Well done, fellow taxpayer. I want to commend you for your progressive-minded support of today’s environmentally friendly green technology. Thanks to you, the United States is well on its way to a cleaner, brighter future.
Now, you may claim that you aren’t really concerned about the development of wind energy or electric cars, but I know you’re just being modest. After all, quite a bit of your money has been used to fund these initiatives.
Take the Chevy Volt, General Motors’ celebrated plug-in car for instance. According to the Mackinac Center, a Michigan-based policy think tank, each of the 6,000 Volts GM sold by December 2011 received between $50,000 and $250,000 in government subsidies. Given that the Volt retails for only $40,000, it seems the electric vehicle is getting quite a bit of help from you, the taxpayer. Kudos!
Fortunately for the planet, your support doesn’t stop there. In fact, the Institute for Energy Research found that from fiscal year 2007 through fiscal year 2010, federal subsidies for renewable energy jumped from $5.1 billion to $14.7 billion – a 186 percent increase.
Curiously, it seems you’re also a fan of fossil fuels. Over the same three year period, federal subsidies for coal increased 44 percent; oil and natural gas subsidies increased 40 percent. You obviously understand the importance of increasing domestic energy production and ending the United States’ dependence on foreign oil. Bravo!
In all seriousness, if these policies seem contradictory and nonsensical, it’s because they are. They also offer an important lesson about how governments spend tax dollars.
As a 2011 report by the Congressional Research Service points out, “energy tax policy in the United States is made in a political setting, determined by fiscal dictates and the views and interests of the key players in this setting, including policy-makers, special interest groups, and academic scholars.” Noticeably absent from this list of key players are taxpayers – the people whose money is being spent.
You may not have the slightest interest in the rise of green energy. You may even have a vested interest in its decline. Too bad – if you pay federal income taxes, your money supports green energy. Likewise, you may oppose the continued extraction of oil, natural gas and coal. Again, too bad.
If such subsidies applied only to energy production, their effects on the economy would be destructive enough. Unfortunately, these programs are only a drop in Washington’s subsidy bucket. In January 2010, the total number of federal subsidy programs in the U.S. surpassed 2,000, with 350 new programs created since 2005.
This growth of federal intervention into the American economy is dangerous for a variety of reasons. At their core, subsidy programs seek to artificially shape the economy to suit their advocates’ particular interests.
By their very nature, subsidy programs attempt to take an unprofitable activity and make it seem profitable. Therefore, whenever congressmen or special interest leaders seek a subsidy for a certain activity, they’re effectively acknowledging that the activity makes no economic sense.
The Chevy Volt and other electric cars demonstrate this point brilliantly.
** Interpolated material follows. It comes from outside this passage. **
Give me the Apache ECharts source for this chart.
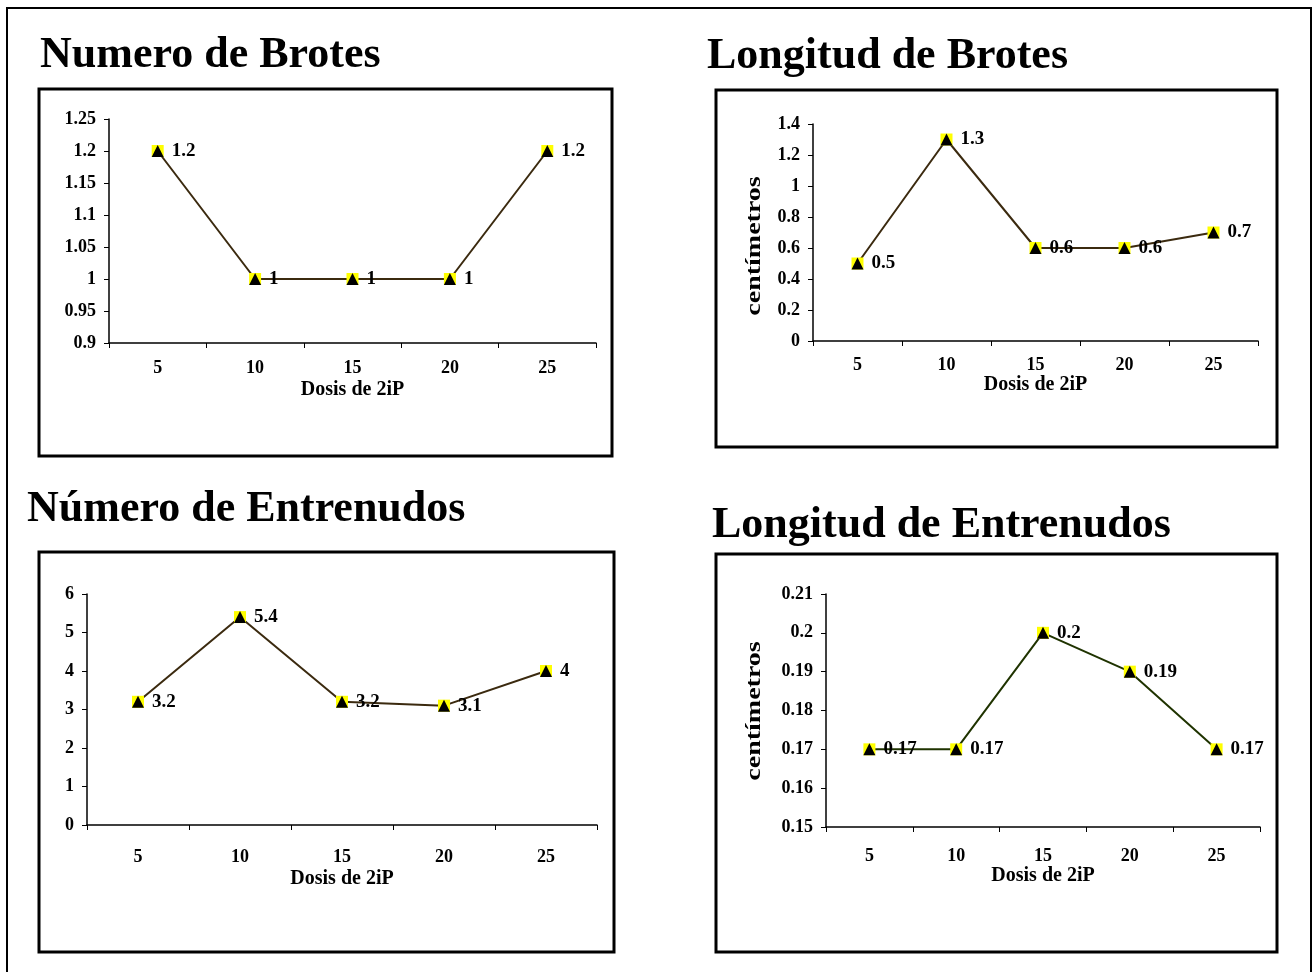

Without massive help from the federal government and various state governments, these vehicles would carry an enormous price tag, and few people would buy them.
Even now, Volt sales have failed to meet expectations, and GM has admitted it won’t know how much market demand exists for the car until summer.
Green energy fans no doubt support even more subsidization of the Volt and similar initiatives, but these actions miss the point. The fact that these initiatives could not survive in a free market clearly shows that the funds devoted to them would be better spent elsewhere. The same goes for subsidies to oil, coal, agriculture, education and any other pet project a legislator may have.
The most dangerous aspect of these programs is that they distort prices and incentives throughout an economy that, for reasons I can’t figure out, is still referred to as “capitalist.” I assure you the modern American economy is not a capitalist system, at least not in the proper sense of the term.
Any problems it experiences cannot logically be blamed on the free market any more than they can be blamed on the federal Politburo.
Today’s American system is one of corporatism, in which special interests lobby for and receive undue protection and support from the government.
This system does an immense disservice to everyday Americans, who are forced to fund services they don’t like and to choose among products that exist not because of their economic value, but because of their manufacturers’ political clout.
The most just and sensible way to determine what kinds of cars should be produced, energy resources exploited, or crops grown is to reign in these unwieldy subsidy programs and allow markets to work.
Doing so will take power away from government kingmakers and return it to consumers, who ultimately reign supreme in a free market economy.